La tradizione del Sepolcro Pasquale a Chiopris

La memoria si abbandona nel tempo alla metà dell’Ottocento, probabilmente negli anni sessanta e settanta dello stesso secolo, quando si è percepita la necessità di dotarsi di un allestimento molto ricercato che è propedeutico alla sacralità del triduo pasquale ed insito nella relativa liturgia che richiede che a partire dalla sera del giovedì santo non si suonino le campane e si deponga il corpo di Gesù nel sepolcro; sepolcro molto ben inserito e che bene si introduce nel contorno dell’altare laterale sinistro riservato al Sacro cuore di Gesù.

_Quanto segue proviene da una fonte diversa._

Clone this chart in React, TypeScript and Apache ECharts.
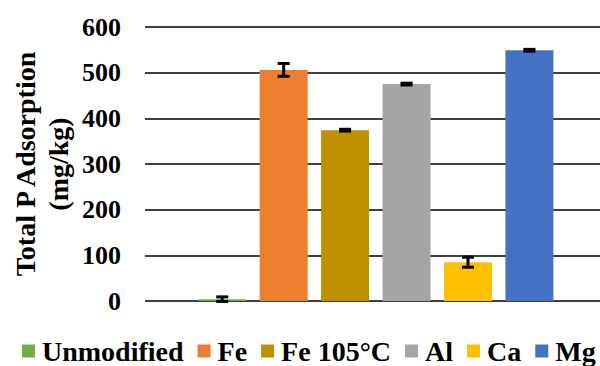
import React, { useEffect, useRef } from "react";
import * as echarts from "echarts";

const categories = ["Unmodified", "Fe", "Fe 105°C", "Al", "Ca", "Mg"];
const values = [4, 506, 374, 475, 85, 549];
const errors = [5, 14, 2, 2, 11, 2];
const colors = ["#70AD47", "#ED7D31", "#BF9000", "#A5A5A5", "#FFC000", "#4472C4"];
const yTicks = [0, 100, 200, 300, 400, 500, 600];

const FONT = "'Liberation Serif', 'Times New Roman', serif";

export default function App() {
  const ref = useRef<HTMLDivElement>(null);
  useEffect(() => {
    document.body.style.margin = "0";
    const chart = echarts.init(ref.current!, null, { renderer: "svg" });
    const barSeries = categories.map((name, i) => ({
      name,
      type: "bar",
      data: [[i, values[i]]],
      barWidth: 48,
      barGap: "-100%",
      itemStyle: { color: colors[i] },
      z: 2,
    }));
    const errData = categories.map((_, i) => [i, values[i], errors[i]]);
    chart.setOption({
      animation: false,
      grid: { left: 145, right: 0, top: 27, bottom: 65 },
      xAxis: {
        type: "value",
        min: -1.2575,
        max: 6.149,
        show: false,
        splitLine: { show: false },
      },
      yAxis: {
        type: "value",
        min: yTicks[0],
        max: yTicks[yTicks.length - 1],
        interval: 100,
        axisLine: { show: false },
        axisTick: { show: false },
        axisLabel: {
          margin: 24,
          color: "#000",
          fontSize: 26,
          fontWeight: "bold",
          fontFamily: FONT,
        },
        splitLine: { lineStyle: { color: "#000", width: 1.5 } },
      },
      legend: {
        data: categories,
        left: 22,
        top: 337,
        padding: 0,
        width: 1200,
        itemWidth: 13,
        itemHeight: 13,
        itemGap: 14,
        icon: "rect",
        textStyle: {
          color: "#000",
          fontSize: 28,
          fontWeight: "bold",
          fontFamily: FONT,
          padding: [0, 0, 0, 2],
        },
      },
      graphic: [
        {
          type: "text",
          x: 25,
          y: 164,
          rotation: Math.PI / 2,
          style: {
            text: "Total P Adsorption",
            align: "center",
            verticalAlign: "middle",
            fill: "#000",
            font: `bold 28px ${FONT}`,
          },
        },
        {
          type: "text",
          x: 58,
          y: 164,
          rotation: Math.PI / 2,
          style: {
            text: "(mg/kg)",
            align: "center",
            verticalAlign: "middle",
            fill: "#000",
            font: `bold 28px ${FONT}`,
          },
        },
      ],
      series: [
        ...barSeries,
        {
          type: "custom",
          name: "err",
          data: errData,
          z: 5,
          encode: { x: 0, y: 1 },
          renderItem: (params: any, api: any) => {
            const x = api.value(0);
            const v = api.value(1);
            const e = api.value(2);
            const top = api.coord([x, v + e]);
            const bot = api.coord([x, v - e]);
            const hw = 6;
            const st = { stroke: "#000", lineWidth: 3 };
            return {
              type: "group",
              children: [
                { type: "line", shape: { x1: top[0], y1: top[1], x2: bot[0], y2: bot[1] }, style: st },
                { type: "line", shape: { x1: top[0] - hw, y1: top[1], x2: top[0] + hw, y2: top[1] }, style: st },
                { type: "line", shape: { x1: bot[0] - hw, y1: bot[1], x2: bot[0] + hw, y2: bot[1] }, style: st },
              ],
            };
          },
        },
      ],
    });
    return () => chart.dispose();
  }, []);
  return <div ref={ref} style={{ width: 600, height: 366 }} />;
}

Per quest’anno si è proceduto in ben undici persone a montarlo pezzo dopo pezzo, con la pazienza che ci ha portato a costruirlo con la solita passione e che componendo i tre archi uno dopo l’altro, ti coinvolge quasi in una voglia innata di vederlo subito definito sin nei minimi particolari, perché è stupendo solo alla visione dei singoli elementi che lo costituiscono; in questa occasione il lavoro è stato più sentito perché percepivamo anche l’emozione della partecipazione seppur solo morale di Gianni che poteva seguirci solamente dalla sua abitazione.
Abbiamo ripetuto i gesti e le procedure che chissà per quanti anni i nostri avi avevano già fatto; due anni fa Giovanni Gratton a tre quarti dell’opera ha esclamato: e pensà che une volte e stavin une setemane (noi siamo stati quasi una mattinata).
Bisogna pensare infatti che esiste tutta una ferramenta di pezzi in ferro di varie lunghezze e di gattelli e cunei in legno che solamente le mani di falegnami e fabbri esperti potevano realizzare e che chissà quante volte è stato oggetto di piccole riparazioni; quando è stato oggetto di sistemazione una ventina di anni fa sono stati quasi del tutto rifatti restituendoci un piccolo tesoro che era stato da tantissime chiese dismesso dovendo rispettare le norme del Concilio Vaticano secondo.
Si deve fare attenzione agli incastri ed alle prospettive per poter arrivare al risultato finale che è stupendo e che riempie la chiesa con un esempio del lavoro artigiano da segnalare per la bontà dell’opera e per l’operosità e la ricercatezza nei minimi particolari. I quattro soldati ognuno dei quali con una particolare espressione, i due angioletti sulle colonne dell’arco di mezzo, il libro chiuso con sopra l’agnello posti al di sopra del sepolcro, i due grandi angeli inchinati ed a mani giunte messi alla destra ed alla sinistra, la raffigurazione di Gesù deposto, assieme ai tre archi in legno totalmente dipinti che fanno un gioco unico di prospettiva, concorrono a dare il lavoro del tutto intonato all’altezza della nicchia dell’altare laterale sinistro. I sei angeli, due per arco, in un gioco di prospettiva ben ragionato fanno ancora di più immergere il fedele tendendo al paradiso, con i due angeli del primo arco che sostengono il drappo della sindone con la parte raffigurante il volto di Gesù sofferente e con la corona di spine.
La storia ci dice che dopo la riapertura della chiesa a seguito del suo completo restauro nel 2003, si sentì la necessità di riesporre il sepolcro, anche se dalla liturgia è stato tolto ed ormai da pochissime parti lo si propone.
Venire in chiesa per pregare e per le occasioni date dalle celebrazioni liturgiche, in questo periodo dà anche la possibilità di poter approfittare per ammirare il magnifico sepolcro della Chiesa Parrocchiale di Chiopris che è presumibilmente opera del pittore di arte sacra udinese di nascita Lorenzo Bianchini che operò in tante chiese della nostra Diocesi a partire da Villesse nel 1863 e che quasi sicuramente è uno dei pochissimi esempi ancora rimasti.